> _REQUEST_
Read the listing and extract each line that includes the word "matplotlib".

Figure scripts
= = = =

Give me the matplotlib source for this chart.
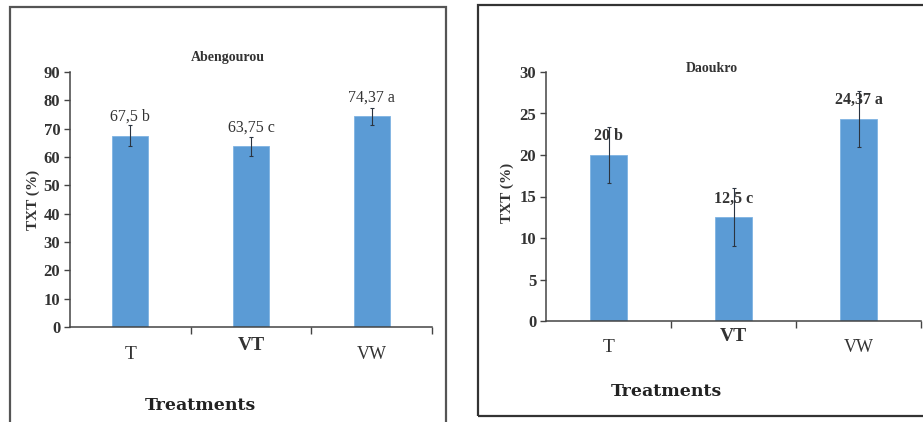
import matplotlib
matplotlib.use("Agg")
import matplotlib.pyplot as plt
from matplotlib.patches import Rectangle

# Data
treatments = ["T", "VT", "VW"]

abengourou_values = [67.5, 63.75, 74.37]
abengourou_errors = [3.7, 3.3, 3.1]
abengourou_labels = ["67,5 b", "63,75 c", "74,37 a"]

daoukro_values = [20, 12.5, 24.37]
daoukro_errors = [3.4, 3.5, 3.4]
daoukro_labels = ["20 b", "12,5 c", "24,37 a"]

BAR_COLOR = "#5B9BD5"
SERIF = ["Liberation Serif", "DejaVu Serif"]

W, H = 923, 422
fig = plt.figure(figsize=(W / 100, H / 100), dpi=100)
fig.patch.set_facecolor("white")


def px_rect(x0, y0, x1, y1):
    """Figure-fraction rectangle from pixel corners (origin top-left)."""
    return [x0 / W, 1 - y1 / H, (x1 - x0) / W, (y1 - y0) / H]


# Panel frames
fig.patches.append(Rectangle((10 / W, 1 - 440 / H), 436 / W, 433 / H,
                             transform=fig.transFigure, fill=False,
                             edgecolor="#555555", linewidth=1.6))
fig.patches.append(Rectangle((478 / W, 1 - 416 / H), 460 / W, 411 / H,
                             transform=fig.transFigure, fill=False,
                             edgecolor="#333333", linewidth=1.6))


def panel(rect, values, errors, labels, ymax, ystep, title, title_y,
          label_weight, ylab_x, xlab_y, cat_offsets):
    ax = fig.add_axes(rect)
    x = list(range(len(treatments)))
    ax.bar(x, values, width=0.3, color=BAR_COLOR, edgecolor="#7FB3E3",
           linewidth=0.6, zorder=2)
    ax.errorbar(x, values, yerr=errors, fmt="none", ecolor="#2b3440",
                elinewidth=0.8, capsize=1.5, capthick=0.8, zorder=3)
    for xi, v, lab in zip(x, values, labels):
        ax.annotate(lab, (xi, v), xytext=(0, 13.5), textcoords="offset points",
                    ha="center", va="center", fontsize=11.5,
                    fontweight=label_weight, family=SERIF, color="#333333")
    ax.set_xlim(-0.5, 2.5)
    ax.set_ylim(0, ymax)
    ax.set_yticks(range(0, ymax + 1, ystep))
    ax.set_xticks(x)
    ax.set_xticklabels([])
    ax.set_xticks([0.5, 1.5, 2.5], minor=True)
    ax.tick_params(axis="x", which="major", length=0)
    ax.tick_params(axis="x", which="minor", length=5, direction="out",
                   color="#444444", width=1.0)
    ax.tick_params(axis="y", length=4, direction="out", color="#444444",
                   width=1.0, pad=3)
    for t in ax.get_yticklabels():
        t.set_fontfamily(SERIF)
        t.set_fontweight("bold")
        t.set_fontsize(12)
        t.set_color("#333333")
    for s in ("top", "right"):
        ax.spines[s].set_visible(False)
    for s in ("left", "bottom"):
        ax.spines[s].set_color("#444444")
        ax.spines[s].set_linewidth(1.1)

    # category names under the axis
    styles = [("normal", 14), ("bold", 14), ("normal", 13)]
    for xi, name, dy, (wt, fs) in zip(x, treatments, cat_offsets, styles):
        ax.annotate(name, (xi, 0), xytext=(0, dy), textcoords="offset points",
                    ha="center", va="center", fontsize=fs, fontweight=wt,
                    family=SERIF, color="#333333", annotation_clip=False)

    fig.text(title[1] / W, 1 - title_y / H, title[0], ha="center", va="center",
             fontsize=10, fontweight="bold", family=SERIF, color="#333333")
    fig.text(ylab_x[0] / W, 1 - ylab_x[1] / H, "TXT (%)", rotation=90,
             ha="center", va="center", fontsize=11, fontweight="bold",
             family=SERIF, color="#333333")
    fig.text(xlab_y[0] / W, 1 - xlab_y[1] / H, "Treatments", ha="center",
             va="center", fontsize=12.5, fontweight="bold",
             family=["DejaVu Serif"], color="#222222")
    return ax


panel(px_rect(70, 72, 432, 327), abengourou_values, abengourou_errors,
      abengourou_labels, 90, 10, ("Abengourou", 228), 58, "normal",
      (33, 200), (200, 405), [-20, -13, -20])
panel(px_rect(546, 72, 921, 321), daoukro_values, daoukro_errors,
      daoukro_labels, 30, 5, ("Daoukro", 712), 68, "bold",
      (507, 193), (666, 392), [-19, -11.5, -19])

fig.savefig("out.png", dpi=100, facecolor="white")
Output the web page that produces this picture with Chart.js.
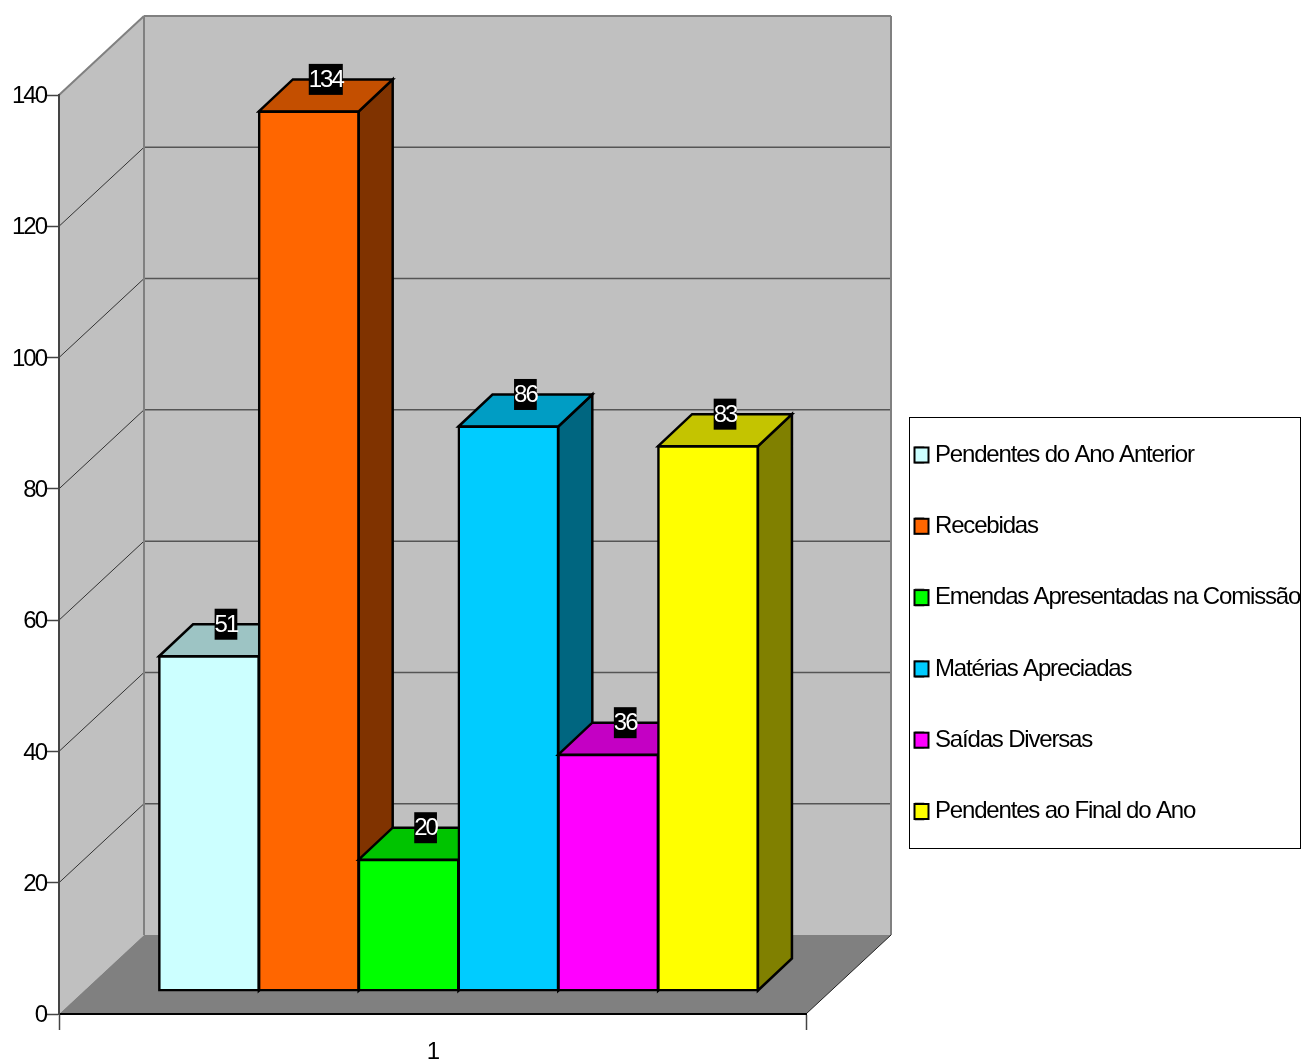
<!DOCTYPE html>
<html>
<head>
<meta charset="utf-8">
<title>Matérias</title>
<script src="https://cdn.jsdelivr.net/npm/chart.js@4/dist/chart.umd.min.js"></script>
<style>
    html, body { margin: 0; padding: 0; background: #fff; }
    canvas { display: block; }
</style>
</head>
<body>
<canvas id="chart" width="1303" height="1059"></canvas>
<script>
const categories = ['1'];
const seriesLabels = [
    'Pendentes do Ano Anterior',
    'Recebidas',
    'Emendas Apresentadas na Comissão',
    'Matérias Apreciadas',
    'Saídas Diversas',
    'Pendentes ao Final do Ano'
];
const seriesValues = [51, 134, 20, 86, 36, 83];
const seriesColors = ['#ccffff', '#ff6600', '#00ff00', '#00ccff', '#ff00ff', '#ffff00'];

// 3D look: how far the back wall and the bars are pushed back
const WALL = { dx: 85, dy: -79 };
const PLANE = { dx: 26, dy: -23 };
const DEPTH = { dx: 34, dy: -32 };
const FONT = '"Liberation Sans", Arial, sans-serif';
const TIGHT = '-2px';
const LEGEND_TIGHT = '-1.18px';

function shade(hex, factor) {
    const n = parseInt(hex.slice(1), 16);
    const c = [n >> 16, (n >> 8) & 255, n & 255].map(v => Math.round(v * factor));
    return `rgb(${c[0]},${c[1]},${c[2]})`;
}

function poly(ctx, pts, fill, stroke, width) {
    ctx.beginPath();
    pts.forEach((p, i) => i ? ctx.lineTo(p[0], p[1]) : ctx.moveTo(p[0], p[1]));
    ctx.closePath();
    if (fill) {
        ctx.fillStyle = fill;
        ctx.fill();
    }
    if (stroke) {
        ctx.strokeStyle = stroke;
        ctx.lineWidth = width;
        ctx.lineJoin = 'miter';
        ctx.stroke();
    }
}

function line(ctx, x1, y1, x2, y2, color, width) {
    ctx.beginPath();
    ctx.moveTo(x1, y1);
    ctx.lineTo(x2, y2);
    ctx.strokeStyle = color;
    ctx.lineWidth = width;
    ctx.stroke();
}

const room = {
    id: 'room',
    beforeDraw(chart) {
        const { ctx, chartArea: a, scales: { y } } = chart;
        ctx.letterSpacing = TIGHT;
        const top = a.top, bottom = a.bottom, left = a.left, right = a.right;
        const bx = left + WALL.dx, by = WALL.dy;
        ctx.save();
        // back wall, left wall, floor
        poly(ctx, [[bx, top + by], [right + WALL.dx, top + by], [right + WALL.dx, bottom + by], [bx, bottom + by]], '#c0c0c0');
        poly(ctx, [[left, top], [bx, top + by], [bx, bottom + by], [left, bottom]], '#c0c0c0');
        y.ticks.forEach(t => {
            if (t.value === 0 || t.value === y.max) return;
            const py = y.getPixelForValue(t.value);
            line(ctx, left, py, bx, py + by, '#333', 1);
            line(ctx, bx, py + by, right + WALL.dx, py + by, '#555', 1.5);
        });
        line(ctx, left, top, bx, top + by, '#808080', 2);
        line(ctx, bx, top + by, right + WALL.dx, top + by, '#808080', 2);
        line(ctx, bx, top + by, bx, bottom + by, '#808080', 2);
        line(ctx, right + WALL.dx, top + by, right + WALL.dx, bottom + by, '#808080', 2);
        poly(ctx, [[left, bottom], [bx, bottom + by], [right + WALL.dx, bottom + by], [right, bottom]], '#808080');
        line(ctx, right, bottom, right + WALL.dx, bottom + by, '#222', 1);
        ctx.restore();
    },
    beforeDatasetsDraw(chart) {
        const ctx = chart.ctx;
        // left to right, so each front face covers the side of the bar before it
        chart.data.datasets.forEach((ds, i) => {
            const meta = chart.getDatasetMeta(i);
            meta.data.forEach(el => {
                const x1 = el.x - el.width / 2 + PLANE.dx;
                const x2 = el.x + el.width / 2 + PLANE.dx;
                const yt = el.y + PLANE.dy;
                const yb = el.base + PLANE.dy;
                poly(ctx, [[x2, yt], [x2 + DEPTH.dx, yt + DEPTH.dy], [x2 + DEPTH.dx, yb + DEPTH.dy], [x2, yb]], shade(ds.backgroundColor, 0.5), '#000', 2.5);
                poly(ctx, [[x1, yt], [x1 + DEPTH.dx, yt + DEPTH.dy], [x2 + DEPTH.dx, yt + DEPTH.dy], [x2, yt]], shade(ds.backgroundColor, 0.77), '#000', 2.5);
            });
            ctx.save();
            ctx.translate(PLANE.dx, PLANE.dy);
            meta.controller.draw();
            ctx.restore();
        });
        return false;
    },
    afterLayout(chart) {
        // legend sits in its own box right of the plot
        const lg = chart.legend;
        lg.left = 868.7;
        lg.right = 1300;
        lg.top = 395.7;
        lg.bottom = 1000;
        if (!lg.spacedDraw) {
            const drawLegend = lg.draw;
            lg.spacedDraw = true;
            lg.draw = function (...args) {
                chart.ctx.letterSpacing = LEGEND_TIGHT;
                drawLegend.apply(this, args);
                chart.ctx.letterSpacing = TIGHT;
            };
        }
    },
    afterDraw(chart) {
        const ctx = chart.ctx;
        ctx.save();
        // value labels
        ctx.font = `24px ${FONT}`;
        ctx.textAlign = 'center';
        ctx.textBaseline = 'middle';
        chart.data.datasets.forEach((ds, i) => {
            chart.getDatasetMeta(i).data.forEach((el, j) => {
                const text = String(ds.data[j]);
                const cx = el.x + PLANE.dx + DEPTH.dx / 2;
                const cy = el.y + PLANE.dy + DEPTH.dy;
                const w = ctx.measureText(text).width;
                ctx.fillStyle = '#000';
                ctx.fillRect(cx - w / 2, cy - 15.5, w, 31);
                ctx.fillStyle = '#fff';
                ctx.fillText(text, cx, cy + 1);
            });
        });
        // legend frame and square keys
        ctx.strokeStyle = '#000';
        ctx.lineWidth = 1;
        ctx.strokeRect(909.5, 417.5, 391, 431);
        chart.legend.legendHitBoxes.forEach((box, i) => {
            const by = box.top + box.height / 2 - 7.5;
            ctx.fillStyle = '#fff';
            ctx.fillRect(box.left - 1, by - 1, 10, 17);
            ctx.fillStyle = seriesColors[i];
            ctx.fillRect(box.left - 1.5, by, 14, 15);
            ctx.strokeStyle = '#000';
            ctx.lineWidth = 2;
            ctx.strokeRect(box.left - 1.5, by, 14, 15);
        });
        ctx.restore();
    }
};

new Chart(document.getElementById('chart'), {
    type: 'bar',
    data: {
        labels: categories,
        datasets: seriesLabels.map((label, i) => ({
            label: label,
            data: [seriesValues[i]],
            backgroundColor: seriesColors[i],
            borderColor: '#000',
            borderWidth: 2.5,
            borderSkipped: false,
            inflateAmount: 1
        }))
    },
    options: {
        responsive: false,
        animation: false,
        categoryPercentage: 0.8017,
        barPercentage: 1,
        layout: { padding: { top: 95, right: 497, left: 0, bottom: 0 } },
        plugins: {
            tooltip: { enabled: false },
            legend: {
                position: 'chartArea',
                align: 'start',
                labels: {
                    boxWidth: 7,
                    boxHeight: 15,
                    padding: 47.3,
                    color: '#000',
                    font: { family: FONT, size: 24 }
                }
            }
        },
        scales: {
            x: {
                afterFit: s => { s.height = 45; },
                border: { color: '#000', width: 2 },
                grid: { offset: true, drawOnChartArea: false, tickLength: 16, tickWidth: 1.5, color: '#444' },
                ticks: { color: '#000', padding: 8, font: { family: FONT, size: 24 } }
            },
            y: {
                min: 0,
                max: 140,
                afterFit: s => { s.width = 59; },
                border: { color: '#444', width: 2 },
                grid: { drawOnChartArea: false, tickLength: 13, tickWidth: 1.5, color: '#444' },
                ticks: { stepSize: 20, color: '#000', padding: 0, labelOffset: 1.5, font: { family: FONT, size: 24 } }
            }
        }
    },
    plugins: [room]
});
</script>
</body>
</html>
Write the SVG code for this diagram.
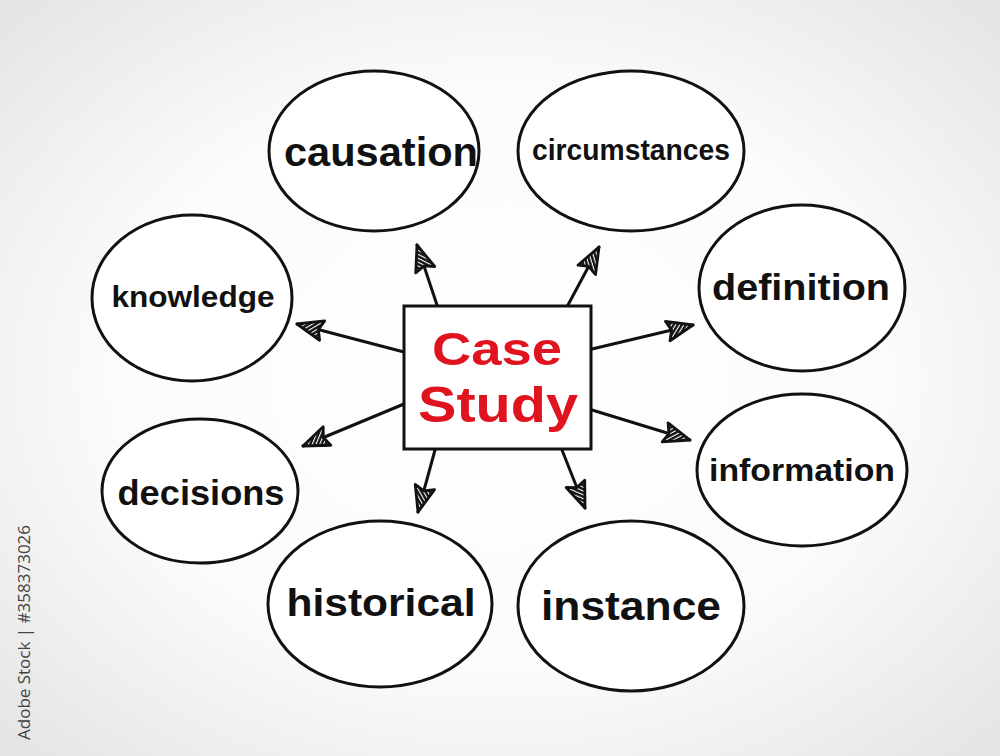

= = = =

> _PROBLEM SOLUTION_
Give me the matplotlib source for this chart.
import matplotlib
matplotlib.use("Agg")
import matplotlib.pyplot as plt
from matplotlib.patches import Rectangle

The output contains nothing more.